Another layer is dealing with the quantity of pheromones and its distribution in the space. It is a continuous accumulative ingredient over time. One radical and efficient way to describe it is distortion. The more pheromone there are the more distortion there is on a continuous base sound. A pretty harmonic and smooth continuous sound has been chosen as an opposition with the bright and tight rhythm sounds. Harmonics are continuously evolving and getting more and more distorted with a tube overdrive digital model.
Pheromones are not distributed equally in the space since they are the paths for the ants. The position of the amount of pheromone left in the space is directly linked with the amount of distorted sound diffused in the space from the speaker array.
The two other layers are pure musical choices and have no concrete link with the agents. But, although their presence is musically important, they perceptively and meaningly enhance the layers using the agent system. It is part of the mapping but done indirectly.
The third layer is a bass drum. The complexity of the first rhythmical layer needs a bass drum in order to segment time and better perceive rhythmical phrases. This bass drum is giving a pulsation in the same way indian music would do with a triangle and a mridangam. It’s triggering is probabilistic so it does not always appear and it is not too obvious. The right amount is constant. This “right” amount is empirically chosen by taking into account the very complex beginning of the process and the more minimalist ending of the high pitched rhythmic track. Also the opposed second track, going from harmonic to distorted has to be taken into account. This bass sound does not need spatialization in the space.
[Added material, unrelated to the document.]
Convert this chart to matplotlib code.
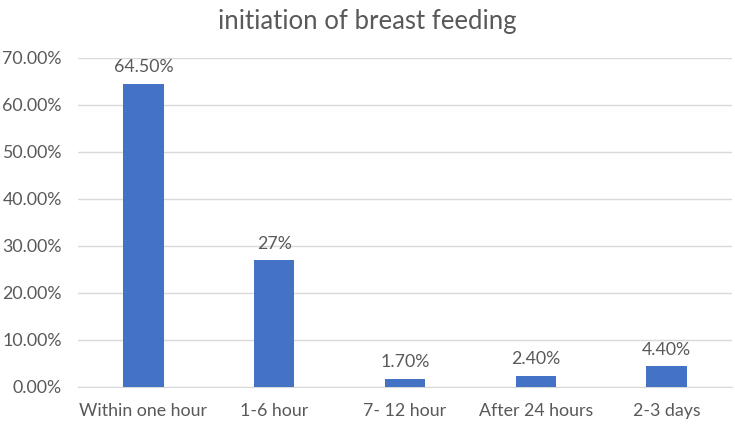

The last layer is made for linking everything together. The listener does not have to concentrate on this one but its presence it rather important. The synthesis for this track is made of 8 chaotic oscillators. This alloys an expressive and continuous evolution of thin and precise sounds. The muddle evolution, continuous and pretty fast, could be felt as a voice. Since its tessiture is right in the middle of the basses and high pitched rhythms, it could have the same use for the piece.